● **STATED GOAL**: Copy exactly the lines from the line containing "Write the TikZ code for this diagram." to the line containing "rectangle (1269, 536);", both lines included, and omit any pictures.

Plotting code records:
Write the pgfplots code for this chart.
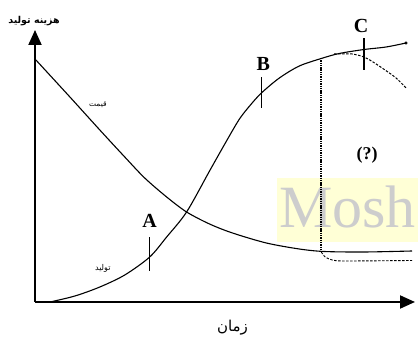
\documentclass[border=0pt]{standalone}
\usepackage{fontspec}
\setmainfont{Liberation Serif}
\newfontfamily\fa[Script=Arabic]{DejaVu Sans}
\usepackage{pgfplots}
\pgfplotsset{compat=1.18}
\usetikzlibrary{arrows.meta}
\TeXXeTstate=1
\definecolor{wmyellow}{RGB}{255,255,214}
\definecolor{wmgray}{RGB}{205,205,205}
\begin{document}
\begin{tikzpicture}
\useasboundingbox (-35pt,-37pt) rectangle (383pt,302pt);
% faint watermark
\fill[wmyellow] (242pt,60pt) rectangle (383pt,124pt);
\node[anchor=base east, text=wmgray, font=\fontsize{60}{60}\selectfont, inner sep=0] at (381pt,74pt) {Mosh};
\begin{axis}[
  scale only axis, width=380pt, height=272pt,
  xmin=0, xmax=381, ymin=0, ymax=272,
  axis lines=left,
  axis line style={line width=2pt, -{Triangle[length=15pt,width=13pt]}},
  xtick=\empty, ytick=\empty, clip=false,
]
% price curve
\addplot[line width=1.1pt, smooth] coordinates {
 (0,243) (35,205) (65,172) (90,145) (110,124) (132,105) (152,90) (175,78) (198,69) (232,59) (265,53) (290,50.5) (330,50) (378,51)};
% production curve (sigmoid)
\addplot[line width=1.1pt, smooth] coordinates {
 (15,0) (40,6) (65,15) (90,27) (115,45) (132,65) (152,90) (175,131) (192,161) (205,183) (216,197) (227,209) (245,224) (265,236) (287,243.5) (305,248.5) (330,252.5) (352,255) (372,259)};
\addplot[only marks, mark=*, mark size=1.4pt] coordinates {(372,259)};
% dashed downturn
\addplot[line width=1pt, dash pattern=on 2.5pt off 1.5pt, smooth] coordinates {
 (300,248) (318,248) (332,244) (348,234) (362,224) (372,214)};
% vertical dotted line
\addplot[line width=1.7pt, dash pattern=on 1.4pt off 0.9pt] coordinates {(287,244) (287,50)};
% lower dotted branch
\addplot[line width=0.9pt, dash pattern=on 2.5pt off 1.5pt, smooth, tension=0.4] coordinates {
 (287,50) (291,45) (298,42) (310,41) (378,41.5)};
% tick marks
\addplot[line width=0.9pt] coordinates {(115,31) (115,65)};
\addplot[line width=0.9pt] coordinates {(227,194) (227,225)};
\addplot[line width=1.6pt] coordinates {(330,232) (330,264)};
% letters
\node[font=\fontsize{20}{20}\selectfont\bfseries] at (axis cs:115,81) {A};
\node[font=\fontsize{20}{20}\selectfont\bfseries] at (axis cs:229,238) {B};
\node[font=\fontsize{20}{20}\selectfont\bfseries] at (axis cs:327,276) {C};
\node[font=\fontsize{18}{18}\selectfont\bfseries] at (axis cs:333,147) {(?)};
% Persian labels
\node[font=\fa\bfseries\fontsize{9.5}{11}\selectfont] at (axis cs:-1,281) {\beginR هزینه تولید\endR};
\node[font=\fa\fontsize{7.5}{9}\selectfont] at (axis cs:63,197) {\beginR قیمت\endR};
\node[font=\fa\fontsize{8}{9}\selectfont] at (axis cs:68,34) {\beginR تولید\endR};
\node[font=\fa\fontsize{15}{17}\selectfont] at (axis cs:198,-26) {\beginR زمان\endR};
\end{axis}
\end{tikzpicture}
\end{document}
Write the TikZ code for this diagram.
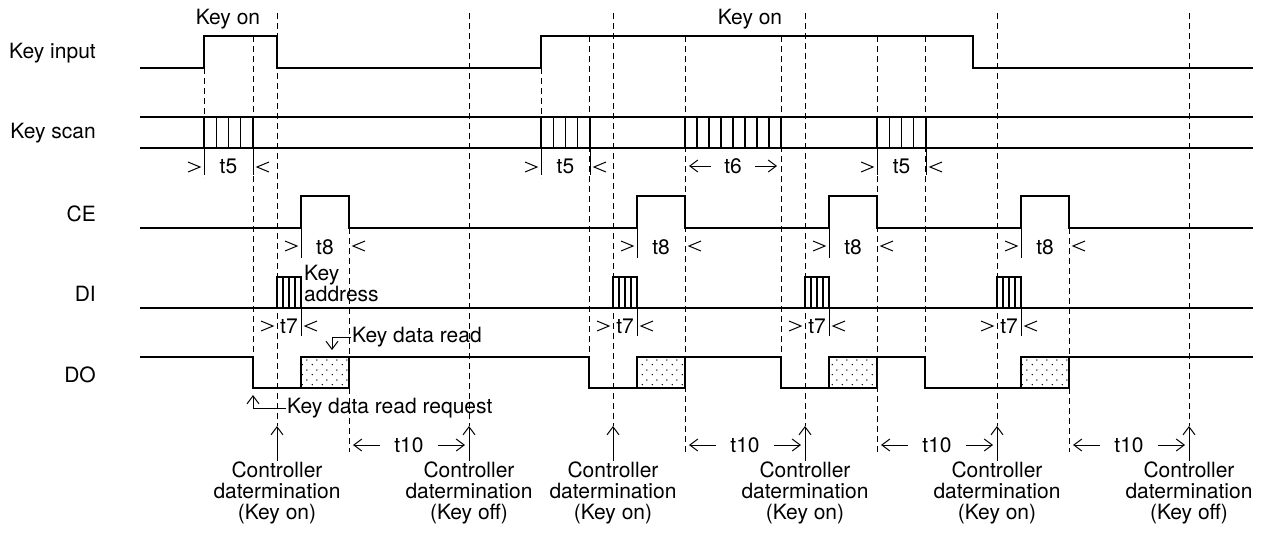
\documentclass[tikz,border=0pt]{standalone}
\usepackage{fontspec}
\setmainfont{TeX Gyre Heros}
\usetikzlibrary{arrows.meta,patterns.meta}

\tikzdeclarepattern{
  name = keydots,
  type = uncolored,
  bottom left = {(0pt,0pt)},
  top right = {(10pt,10pt)},
  tile size = {(10pt,10pt)},
  code = {
    \pgfpathcircle{\pgfqpoint{2.5pt}{2.5pt}}{0.8pt}
    \pgfpathcircle{\pgfqpoint{7.5pt}{7.5pt}}{0.8pt}
    \pgfusepath{fill}
  }
}

% chevrons pointing at a timing edge
\newcommand{\chevR}[2]{\draw[chev] ({#1-16},{#2-5}) -- ({#1-4},#2) -- ({#1-16},{#2+5});}
\newcommand{\chevL}[2]{\draw[chev] ({#1+16},{#2-5}) -- ({#1+4},#2) -- ({#1+16},{#2+5});}

\begin{document}
\begin{tikzpicture}[x = 1pt, y = -1pt,
    every node/.style = {font = \fontsize{21}{21}\selectfont, inner sep = 1pt},
    wave/.style = {line width = 1.2pt},
    guide/.style = {line width = 0.9pt, dash pattern = on 6pt off 4pt},
    chev/.style = {line width = 1pt},
    tip/.style = {line width = 1pt, -{Straight Barb[length = 8pt, width = 12pt]}}]
        \useasboundingbox (0, 0) rectangle (1269, 536);

        % ------------------------------------------------------------------------
        % Signal names
        \node[anchor = east] at (97, 53)  (keyin)   {Key input};
        \node[anchor = east] at (97, 133) (keyscan) {Key scan};
        \node[anchor = east] at (97, 214) (ce)      {CE};
        \node[anchor = east] at (97, 294) (di)      {DI};
        \node[anchor = east] at (97, 375) (do)      {DO};

        \node at (228, 19) (keyon1) {Key on};
        \node at (750, 19) (keyon2) {Key on};

        % ------------------------------------------------------------------------
        % Guides
        \foreach \x/\ya/\yb in {204/68/178, 253/36/357, 277/13/426, 349/228/452,
                                469/13/426, 541/68/178, 589/36/357, 613/13/426,
                                685/36/452, 781/36/357, 805/13/426, 877/36/452,
                                925/36/357, 997/13/426, 1069/228/452, 1189/13/426}
          \draw[guide] (\x, \ya) -- (\x, \yb);

        % ------------------------------------------------------------------------
        % Key input
        \draw[wave] (140, 68) -- (204, 68) -- (204, 36) -- (277, 36) -- (277, 68)
          -- (541, 68) -- (541, 36) -- (973, 36) -- (973, 68) -- (1253, 68);

        % Key scan
        \draw[wave] (140, 117) -- (1253, 117) (140, 148) -- (1253, 148);
        \foreach \a in {204, 541, 877} {
          \foreach \i in {0, ..., 4}
            \draw[wave] ({\a + 12.25*\i}, 117) -- ({\a + 12.25*\i}, 148);
          \draw[chev] (\a, 148) -- (\a, 175) ({\a + 49}, 148) -- ({\a + 49}, 175);
          \chevR{\a}{167}
          \chevL{\a + 49}{167}
          \node at ({\a + 24.5}, 166) (t5-\a) {t5};
        }
        \foreach \i in {0, ..., 8}
          \draw[wave] ({685 + 12*\i}, 117) -- ({685 + 12*\i}, 148);
        \node at (733, 166) (t6) {t6};
        \draw[tip] (711, 166) -- (689, 166);
        \draw[tip] (755, 166) -- (777, 166);

        % CE
        \draw[wave] (140, 228)
          \foreach \a in {301, 637, 829, 1021} {
            -- (\a, 228) -- (\a, 196) -- ({\a + 48}, 196) -- ({\a + 48}, 228)
          } -- (1253, 228);
        \foreach \a in {301, 637, 829, 1021} {
          \draw[chev] (\a, 228) -- (\a, 258);
          \chevR{\a}{246}
          \chevL{\a + 48}{246}
          \node at ({\a + 24}, 247) (t8-\a) {t8};
        }

        % DI
        \draw[wave] (140, 308) -- (1253, 308);
        \foreach \a in {277, 613, 805, 997} {
          \draw[wave] (\a, 308) -- (\a, 277) -- ({\a + 24}, 277) -- ({\a + 24}, 308);
          \foreach \i in {1, 2, 3}
            \draw[wave] ({\a + 6*\i}, 277) -- ({\a + 6*\i}, 308);
          \draw[chev] ({\a + 24}, 308) -- ({\a + 24}, 336);
          \chevR{\a}{326}
          \chevL{\a + 24}{326}
          \node at ({\a + 12}, 326) (t7-\a) {t7};
        }
        \node[anchor = west, align = left] at (303, 283) (keyaddr) {Key\\address};

        % DO
        \draw[wave] (140, 357)
          \foreach \a/\b in {253/301, 589/637, 781/829, 925/1021} {
            -- (\a, 357) -- (\a, 388) -- ({\b + 48}, 388) -- ({\b + 48}, 357)
          } -- (1253, 357);
        \foreach \b in {301, 637, 829, 1021}
          \draw[wave, pattern = keydots] (\b, 357) rectangle ({\b + 48}, 388);

        \node[anchor = west] at (351, 337) (kdread) {Key data read};
        \coordinate (kdreadtip) at (332, 350);
        \draw[tip] (kdread.west) -| (kdreadtip);

        \node[anchor = west] at (286, 408) (kdreq) {Key data read request};
        \coordinate (kdreqtip) at (253, 395);
        \draw[tip] (kdreq.west) -| (kdreqtip);

        % ------------------------------------------------------------------------
        % t10
        \foreach \a/\b in {349/469, 685/805, 877/997, 1069/1189} {
          \node at ({(\a + \b)/2}, 445) (t10-\a) {t10};
          \draw[tip] ({\a + 31}, 445) -- ({\a + 4}, 445);
          \draw[tip] ({\b - 31}, 445) -- ({\b - 4}, 445);
        }

        % Controller determination
        \foreach \x/\s [count = \i] in {277/on, 469/off, 613/on, 805/on, 997/on, 1189/off} {
          \node[align = center] at (\x, 493) (ctl\i) {Controller\\datermination\\(Key \s)};
          \coordinate (up\i) at (\x, 426);
          \draw[tip] (ctl\i.north) -- (up\i);
        }
      \end{tikzpicture}
\end{document}
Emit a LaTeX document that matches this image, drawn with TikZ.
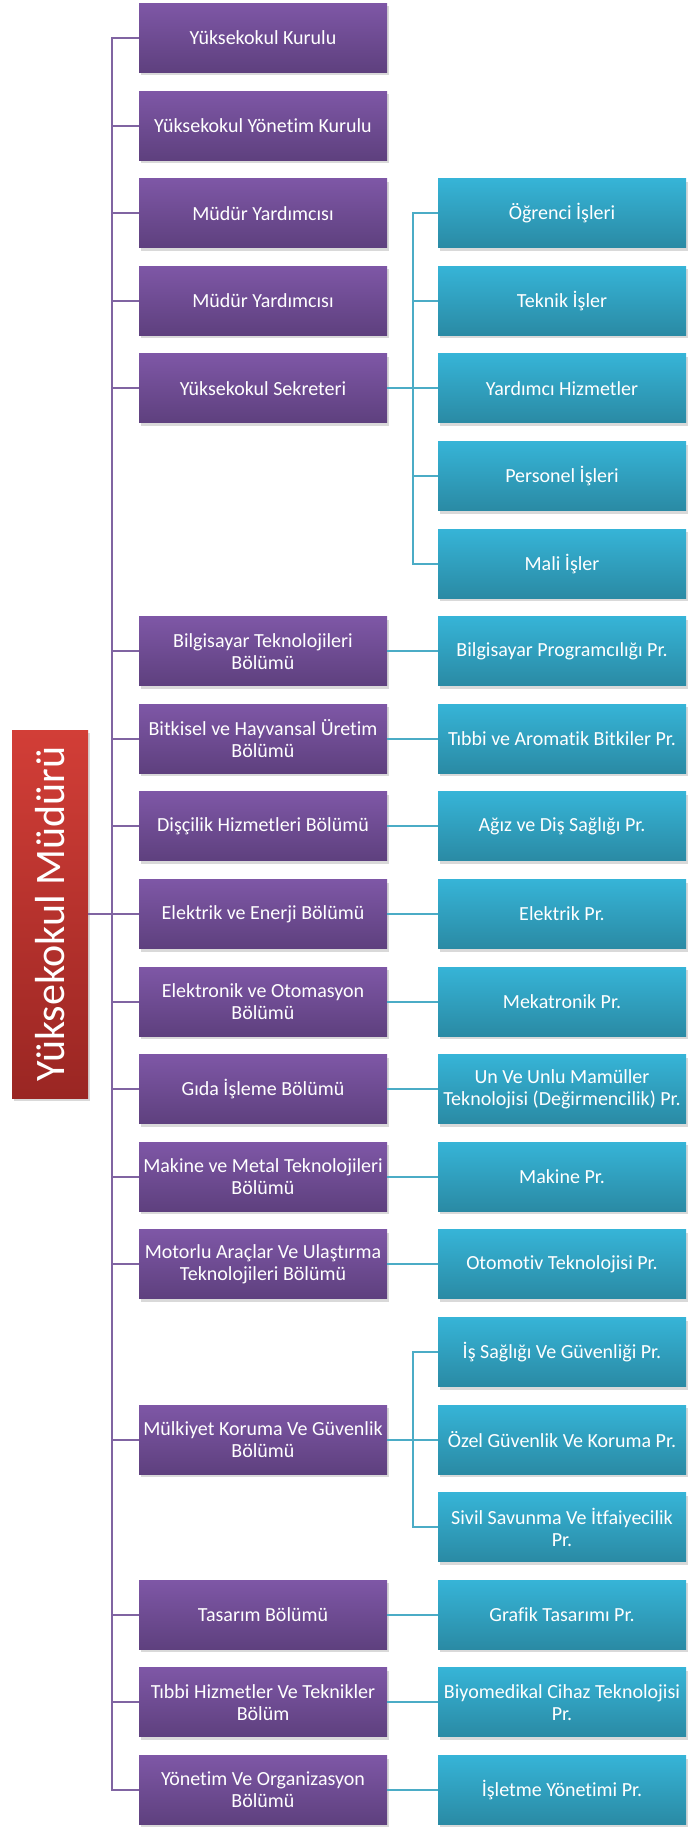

● **OUTPUT BELOW**:
Write the TikZ code for this diagram.
\documentclass[tikz,border=0pt]{standalone}
\usepackage{fontspec}
\setmainfont{TeX Gyre Heros}
\usetikzlibrary{arrows.meta,patterns.meta}

\tikzdeclarepattern{
  name = keydots,
  type = uncolored,
  bottom left = {(0pt,0pt)},
  top right = {(10pt,10pt)},
  tile size = {(10pt,10pt)},
  code = {
    \pgfpathcircle{\pgfqpoint{2.5pt}{2.5pt}}{0.8pt}
    \pgfpathcircle{\pgfqpoint{7.5pt}{7.5pt}}{0.8pt}
    \pgfusepath{fill}
  }
}

% chevrons pointing at a timing edge
\newcommand{\chevR}[2]{\draw[chev] ({#1-16},{#2-5}) -- ({#1-4},#2) -- ({#1-16},{#2+5});}
\newcommand{\chevL}[2]{\draw[chev] ({#1+16},{#2-5}) -- ({#1+4},#2) -- ({#1+16},{#2+5});}

\begin{document}
\begin{tikzpicture}[x = 1pt, y = -1pt,
    every node/.style = {font = \fontsize{21}{21}\selectfont, inner sep = 1pt},
    wave/.style = {line width = 1.2pt},
    guide/.style = {line width = 0.9pt, dash pattern = on 6pt off 4pt},
    chev/.style = {line width = 1pt},
    tip/.style = {line width = 1pt, -{Straight Barb[length = 8pt, width = 12pt]}}]
        \useasboundingbox (0, 0) rectangle (1269, 536);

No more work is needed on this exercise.